I’m away from the office this week, so enjoy this blast from the past!
This is not about social media. Yes, social media has led to the little guy taking on the big guys, like Dave Carroll of “United Breaks Guitars” fame who recently released his 3rd song in the trilogy: “United We Stand.”
Social media has caused companies to sit up and take notice that what they do could be broadcast around the world in seconds.
But it’s always been a small world. Travel through time with me back to 2003…
Seven years ago, when email at our desk was about as tech-connected as most of us were, my husband (a recruiter) posted a job opening in several places on a massive job board. Checking the appropriate categories, he used “internet” and “architect” for the Applications Architect position.
Later that day, he received a FLAMING email from a man we’ll call “Joe Smith.” Joe used several four-letter words to describe how this was NOT an architect job. (Joe was a traditional architect of buildings and houses.) He went on to call my husband several names and tell him how to do his job. My husband, in all his wisdom, sent back a polite email expressing displeasure but ultimately explaining why the categories were selected. Mind you – this was an email. It was not anonymous. His full name and company were on display.
That night I invited my husband to join me for a book launch party. The authors were friends we wanted to support. We showed up and who was checking us in at the door? A friendly, polite man with a nametag that read “Joe Smith.” I had actually met Joe several times before and had always found him polite and friendly. When my husband said that was the name, I almost didn’t believe him. So he decided to approach Joe directly.
I watched (with some friends) from across the crowded party. I saw my husband approach in a friendly manner, extend his hand and introduce himself.
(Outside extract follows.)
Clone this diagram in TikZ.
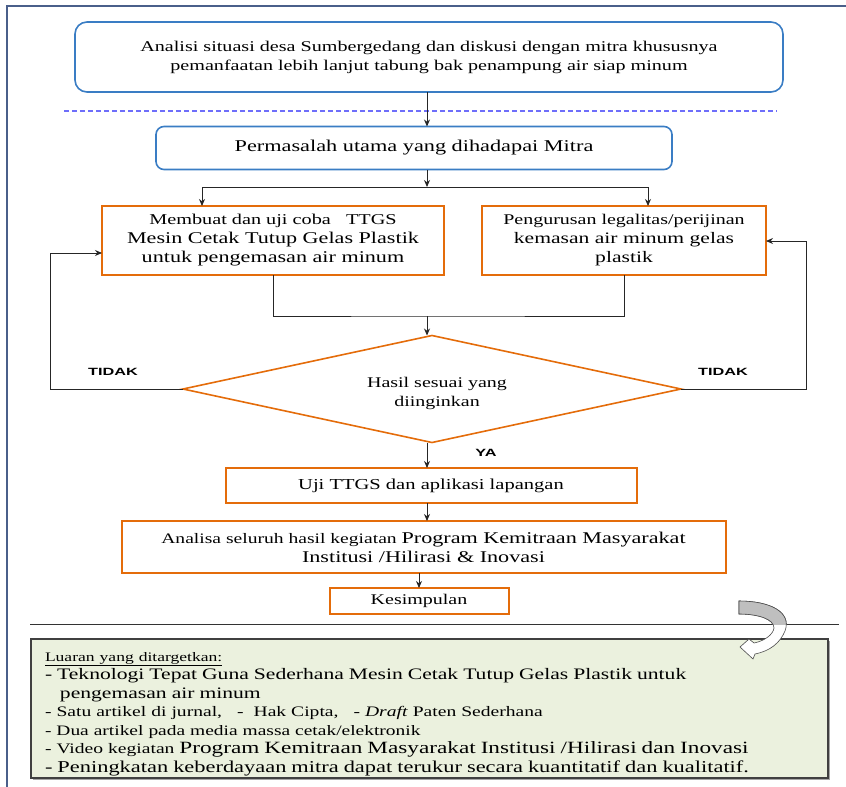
\documentclass[tikz,border=0pt]{standalone}
\usepackage{fontspec}
\setmainfont{Liberation Serif}[FakeStretch=1.35]
\newfontfamily\tidakfont{Liberation Sans}[FakeStretch=1.55]
\usetikzlibrary{positioning, arrows.meta, shapes.geometric, shadows}
\definecolor{frameblue}{RGB}{74,95,138}
\definecolor{boxblue}{RGB}{58,125,196}
\definecolor{boxorange}{RGB}{228,108,10}
\definecolor{dashblue}{RGB}{110,110,250}
\definecolor{outgreen}{RGB}{235,241,222}
\newcommand{\fs}[1]{\fontsize{#1}{19}\selectfont}
\newcommand{\gs}[1]{\fontsize{#1}{18.5}\selectfont}
\tikzset {
    >={Stealth[length=7pt, width=6pt]},
    x=1pt, y=-1pt,
    every node/.style={inner sep=0pt, outer sep=0pt},
    bluebox/.style={draw=boxblue, line width=1.6pt, align=center},
    orangebox/.style={draw=boxorange, line width=2pt, align=center},
    decision/.style={diamond, draw=boxorange, line width=1.6pt, aspect=4.654,
        minimum width=498pt, minimum height=107pt},
    flow/.style={draw=black!85, line width=0.9pt},
    tidak/.style={font=\tidakfont\bfseries\fontsize{10.5}{12}\selectfont}
}
\begin{document}
\begin{tikzpicture}
    \useasboundingbox (0,0) rectangle (846,787);
    % frame and separators
    \draw[frameblue, line width=1.8pt] (7,787) -- (7,6) -- (846,6);
    \draw[dashblue, dash pattern=on 5pt off 3pt, line width=1.1pt] (64,111) -- (777,111);
    \draw[black!80, line width=1pt] (30,624) -- (839,624);

    \node[bluebox, rounded corners=12pt, minimum width=708pt, minimum height=70pt,
        font=\fs{14.9}] (situasi) at (429,57)
        {Analisi situasi desa Sumbergedang dan diskusi dengan mitra khususnya\\
         pemanfaatan lebih lanjut tabung bak penampung air siap minum};
    \node[bluebox, rounded corners=8pt, minimum width=516pt, minimum height=43pt,
        font=\fs{16.5}] (masalah) at (414,148) {Permasalah utama yang dihadapai Mitra};

    \node[orangebox, minimum width=342pt, minimum height=69pt, font=\fs{16.4}] (buat) at (273,240.5)
        {\fs{15}Membuat dan uji coba\ \ \ TTGS\\
         \fs{16.4}Mesin Cetak Tutup Gelas Plastik\\
         \fs{16.4}untuk pengemasan air minum};
    \node[orangebox, minimum width=284pt, minimum height=69pt, font=\fs{16}] (legal) at (624,240.5)
        {\fs{14.8}Pengurusan legalitas/perijinan\\ \fs{16}kemasan air minum gelas\\ \fs{16}plastik};

    \node[decision] (hasil) at (432,389) {};
    \node[font=\fs{14.8}, align=center] (hasilteks) at (437,393) {Hasil sesuai yang\\diinginkan};

    \node[orangebox, minimum width=411pt, minimum height=35pt, font=\fs{15.2}] (uji) at (431,485.5)
        {Uji TTGS dan aplikasi lapangan};
    \node[orangebox, minimum width=604pt, minimum height=52pt, font=\fs{16.4}] (analisa) at (423.5,547)
        {{\fs{14.5}Analisa seluruh hasil kegiatan }{\fs{16.4}Program Kemitraan Masyarakat}\\
         \fs{16.4}Institusi /Hilirasi \& Inovasi};
    \node[orangebox, minimum width=179pt, minimum height=26pt, font=\fs{14.8}] (simpul) at (419,601)
        {Kesimpulan};

    \node[draw=black!75, line width=1.2pt, fill=outgreen,
        drop shadow={shadow xshift=1.5pt, shadow yshift=-1.5pt, opacity=0.7},
        minimum width=797pt, minimum height=139pt] (luaran) at (429.5,708.5) {};
    \node[text width=770pt, align=left, anchor=north west, font=\gs{15}] (luaranteks) at (45,652)
        {{\gs{13}\underline{Luaran yang ditargetkan:}}\\
         {\gs{16}- Teknologi Tepat Guna Sederhana Mesin Cetak Tutup Gelas Plastik untuk}\\
         {\gs{16}\ \ \ pengemasan air minum}\\
         {\gs{14.5}- Satu artikel di jurnal,\ \ \ -\ \ Hak Cipta,\ \ \ - \textit{Draft} Paten Sederhana}\\
         {\gs{14.4}- Dua artikel pada media massa cetak/elektronik}\\
         {\gs{14.5}- Video kegiatan }{\gs{17.2}Program Kemitraan Masyarakat Institusi /Hilirasi dan Inovasi}\\
         {\gs{16.6}- Peningkatan keberdayaan mitra dapat terukur secara kuantitatif dan kualitatif.}};

    % curved arrow
    \begin{scope}[line width=0.6pt, draw=black!70]
        \path[fill=white, draw=black!70] (739,601) .. controls (770,601) and (792,612) .. (785,631)
            .. controls (780,643) and (770,651) .. (755,654) -- (753,659) -- (740,647) -- (749,639)
            -- (754,643) .. controls (764,641) and (773,635) .. (774,628)
            .. controls (774,619) and (758,614) .. (739,614) -- cycle;
        \begin{scope}
            \clip (700,590) rectangle (800,624);
            \path[fill=black!25, draw=black!70] (739,601) .. controls (770,601) and (792,612) .. (785,631)
                -- (774,628) .. controls (774,619) and (758,614) .. (739,614) -- cycle;
        \end{scope}
    \end{scope}

    % connectors
    \coordinate (spine) at (427,0);
    \coordinate (split) at (427,187);
    \coordinate (splitL) at (202,187);
    \coordinate (splitR) at (648,187);
    \coordinate (merge) at (427,316);
    \coordinate (loopL) at (50,253);
    \coordinate (loopR) at (806,241);

    \draw[flow, ->] (situasi.south -| spine) -- (masalah.north -| spine);
    \draw[flow, ->] (masalah.south -| spine) -- (split);
    \draw[flow] (splitL) -- (splitR);
    \draw[flow, ->] (splitL) -- (splitL |- buat.north);
    \draw[flow, ->] (splitR) -- (splitR |- legal.north);
    \draw[flow] (buat.south) |- (merge) -| (legal.south);
    \draw[flow, ->] (merge) -- (merge |- hasil.north);
    \draw[flow, ->] (hasil.west) -| (loopL) -- (loopL -| buat.west);
    \draw[flow, ->] (hasil.east) -| (loopR) -- (loopR -| legal.east);
    \draw[flow, ->] (hasil.south -| spine) -- (uji.north -| spine);
    \draw[flow, ->] (uji.south -| spine) -- (analisa.north -| spine);
    \draw[flow, ->] (analisa.south -| simpul.north) -- (simpul.north);

    \node[tidak] (tidakL) at (113,372) {TIDAK};
    \node[tidak] (tidakR) at (723,372) {TIDAK};
    \node[tidak] (ya) at (486,453) {YA};
\end{tikzpicture}
\end{document}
He then said he was a recruiter for such-and-such company and thought he received an email from Joe earlier that day. As awareness began to dawn on Joe, his face turned from a smile to an expression of shock and embarrassment. He shook his head and looked down. Then he began apologizing. My husband was gracious and laughed it off, but I was happy he took the direct route and talked to Joe. It’s important for all of us to know that there REAL PEOPLE at the end of emails and phone lines.
Joe approached me later that night to apologize as well. He expressed frustration with the job market, but took full responsiblity for his actions. Water under the bridge, but a big lesson for Joe.
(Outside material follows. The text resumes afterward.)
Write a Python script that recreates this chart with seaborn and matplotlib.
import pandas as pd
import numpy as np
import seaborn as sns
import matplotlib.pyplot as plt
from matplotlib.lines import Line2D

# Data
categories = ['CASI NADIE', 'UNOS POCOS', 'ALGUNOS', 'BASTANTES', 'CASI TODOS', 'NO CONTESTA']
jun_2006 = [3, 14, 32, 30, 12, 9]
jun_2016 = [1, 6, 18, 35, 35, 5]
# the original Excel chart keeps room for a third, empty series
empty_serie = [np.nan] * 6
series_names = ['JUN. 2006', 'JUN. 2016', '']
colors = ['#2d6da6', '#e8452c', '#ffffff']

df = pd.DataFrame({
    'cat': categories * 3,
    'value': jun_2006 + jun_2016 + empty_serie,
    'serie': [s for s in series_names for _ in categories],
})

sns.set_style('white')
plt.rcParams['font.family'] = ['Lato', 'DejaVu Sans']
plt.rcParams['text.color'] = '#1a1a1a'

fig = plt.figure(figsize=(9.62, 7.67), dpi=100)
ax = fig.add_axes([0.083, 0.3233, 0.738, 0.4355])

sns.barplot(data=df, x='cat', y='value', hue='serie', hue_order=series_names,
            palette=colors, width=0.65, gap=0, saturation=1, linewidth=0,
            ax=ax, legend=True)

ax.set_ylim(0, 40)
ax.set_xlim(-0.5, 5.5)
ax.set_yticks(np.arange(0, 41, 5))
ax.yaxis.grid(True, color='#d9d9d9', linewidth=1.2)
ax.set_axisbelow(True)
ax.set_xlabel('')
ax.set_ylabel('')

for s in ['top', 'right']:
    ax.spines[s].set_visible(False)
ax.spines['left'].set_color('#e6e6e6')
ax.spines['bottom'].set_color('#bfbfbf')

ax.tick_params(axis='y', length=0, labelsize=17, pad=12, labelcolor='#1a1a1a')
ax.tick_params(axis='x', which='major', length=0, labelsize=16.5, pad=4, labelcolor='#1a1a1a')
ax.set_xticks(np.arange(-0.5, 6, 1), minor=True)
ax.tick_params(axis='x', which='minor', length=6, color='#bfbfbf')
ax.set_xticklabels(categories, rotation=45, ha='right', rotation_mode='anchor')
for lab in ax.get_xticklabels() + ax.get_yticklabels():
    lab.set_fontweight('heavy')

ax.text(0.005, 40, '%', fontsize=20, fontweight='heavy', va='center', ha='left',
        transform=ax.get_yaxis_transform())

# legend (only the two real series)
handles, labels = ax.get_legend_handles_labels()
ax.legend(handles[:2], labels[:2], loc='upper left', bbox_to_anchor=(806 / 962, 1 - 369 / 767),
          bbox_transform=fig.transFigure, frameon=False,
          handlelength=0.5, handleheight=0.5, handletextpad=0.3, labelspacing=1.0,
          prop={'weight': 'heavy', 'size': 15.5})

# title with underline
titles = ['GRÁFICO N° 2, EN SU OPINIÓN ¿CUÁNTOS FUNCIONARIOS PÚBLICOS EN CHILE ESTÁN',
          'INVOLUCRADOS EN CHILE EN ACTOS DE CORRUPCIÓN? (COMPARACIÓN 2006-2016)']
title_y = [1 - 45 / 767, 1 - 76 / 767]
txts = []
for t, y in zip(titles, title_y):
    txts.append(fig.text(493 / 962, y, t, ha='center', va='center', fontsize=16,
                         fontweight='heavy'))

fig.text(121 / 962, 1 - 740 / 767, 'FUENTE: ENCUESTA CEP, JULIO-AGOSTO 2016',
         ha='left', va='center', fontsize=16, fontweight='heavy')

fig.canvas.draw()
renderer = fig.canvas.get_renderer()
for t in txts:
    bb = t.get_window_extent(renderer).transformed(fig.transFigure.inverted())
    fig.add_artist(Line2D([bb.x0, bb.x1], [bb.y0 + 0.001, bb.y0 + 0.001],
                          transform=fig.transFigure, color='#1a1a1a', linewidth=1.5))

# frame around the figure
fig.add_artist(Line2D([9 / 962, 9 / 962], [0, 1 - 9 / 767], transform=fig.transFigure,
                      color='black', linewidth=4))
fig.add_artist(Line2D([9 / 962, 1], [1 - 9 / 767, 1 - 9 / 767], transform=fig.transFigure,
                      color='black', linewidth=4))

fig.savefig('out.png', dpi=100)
If we don’t remember that there are real people on the receiving end of our communications, we end up dehumanizing people and situations go from bad to worse quickly.
Your Company. Your People.
What are you doing to remind your people to treat customers, prospects and each other with respect? Pages of process and phone scripts don’t get the job done. It takes real reminders of who these people are.
Ways to Humanize Your Customers
- Create personas. Personas help you truly understand what makes your customers tick, and helps everyone relate to them as people.
- Share real stories often. Make sure that customer kudos are shared with everyone at the company. Real world examples help underline how your processes should work.
- Ask your customers for feedback early and often. Make sure you’re actually listening. I for one have grown tired of being asked “give me all 5’s” on customer satisfaction surveys.
- Showcase customer-created content. If you are lucky enough to have customers willing to blog, podcast, or create videos about your brand, then really show that off. Don’t behave as if customers are on a separate island from you.
- Discuss what you can do better – every week. Managers should be seeking out stories of what works and what doesn’t, then sharing that with their colleagues and teams.
Henry Ford started the great march toward efficiency, and some companies never looked back. It’s important to look at your customers as not only your profit center but as your living, breathing brand. Can’t we all just get along?